佐藤:完結作は有利だと思います。『ABURA』はよく調べているし、歴史の中の負け組の中の負け組、あとは日本人はなぜ内ゲバをやってしまうのか。そういう深い世界を描いていると感じています。

 

長崎:僕は最初、『ABURA』推しだったのですが、(やまさき)十三さんのお話を聞いて納得したところがあり、悩んでいます。どちらかといえば『ABURA』ですが、『境界のエンドフィール』は伏線の多さがどうなるのかが気になるので、本音を言えばもう1巻読みたい…難しいなと。

 

池上:『ABURA』は2巻まで読んだ時点でも、賞に相応しいなと思いました。とにかくアクションシーンのリアリティと、作画家がこれだけの参考文献を調べて剣戟を描いていることに感心しました。

 

長崎:切り口が新しいですよね。映画『三匹の侍』のような感じで、手法としてはこれまでにもあったけれども、この題材に対する切り口としては新しい。マンガとしては『境界のエンドフィール』が面白いけど、『ABURA』は「時代劇、ありだな」と思わせるところが評価の高い理由でした。

 

池上:「男の生き様」のようなものを描いた作品を久しぶりに読んだ感じがしましたね。いま長崎先生が仰った通り、切り口がいい。油小路のみを切り取ってね。

 

やまさき:新しい作品が出てきた印象は受けますね。

 

佐藤:新撰組を扱うのは大変だと思うんですよ。膨大な資料があり、話をマンネリ化させない必要がある。新撰組から別れた非常に小さなグループに焦点を当てて、勝ち組にもならずない彼らが、なんのために戦うのかを描いている。

 

池上:美学がありますよね。

 

長崎:『境界のエンドフィール』は来年もエントリーの権利がありますよね。

 

佐藤:回収の仕方によって評価が大きく変わるリスクはありますね。『ABURA』はもっと話が伸びる可能性があった中で油小路の一点に絞ったことで、3巻に収まった。人生の中で重要な局面も、きっと何度も反芻するから存在感が大きくなる。そういう意味でもリアルで、面白いです。
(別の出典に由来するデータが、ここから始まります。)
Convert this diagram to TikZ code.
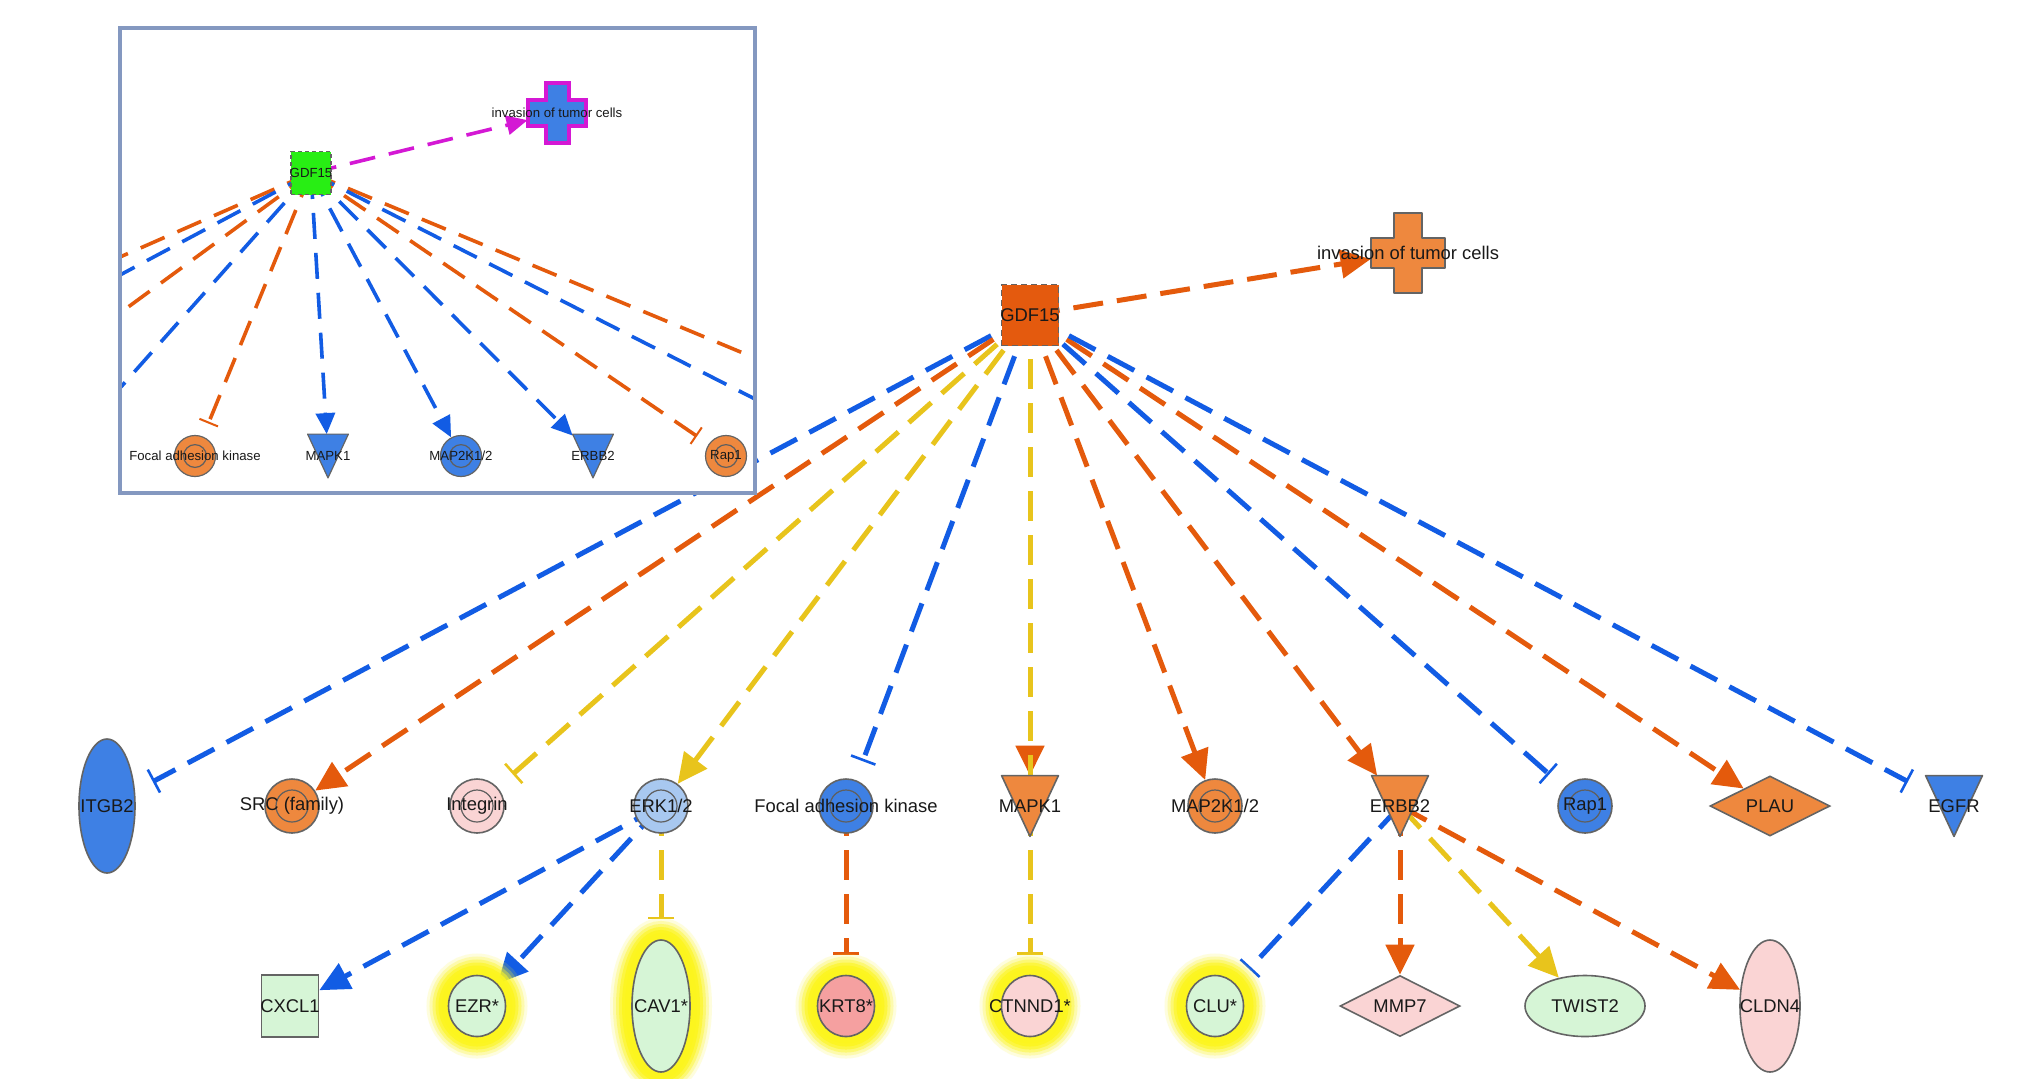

あと、内部抗争に巻き込まれた人の気持ちは、私も同じ経験があるので、非常によくわかる。どうしようもない状況に追い込まれた時の美学というのかな。

 

やまさき:そうですね。そうなったら、ロジックで選択するものではないのかもしれない。

 

佐藤:もうひとつは、「自分は盾になって死んでいくけど、お前は逃げろ」というところで、言われた側は感化を受けるじゃないですか。一種の感化の物語。人は理屈で説得しても動かない。

 

池上:幕末の若者の価値観って、現代の若者にはわからないと思うんだけど、このマンガに関していえば「わかる」んですよね。

 

佐藤:現代の若者もわかると思いますよ。そして日本人だけなく、世界の人の心を打つ話だと思うんですよ。

 

池上:僕もね、これだけ参考文献を集めて、リアリティを出そうとしているところに感動しましたよ。

 

佐藤:いかに緊張して原作を読み込んでリアリティを持たせるかというところへの熱意がすごいですね。

 

池上:新しい歴史ものの感じがしますよね。一つの事件を凝縮して追求していく。一つのことを深く深く描く。

 

佐藤:新しくて古いものを上手にアレンジできるのも腕ですね。

 

ーそれではみなさまの合意により、本年度の受賞作は『ABURA』に決定しました。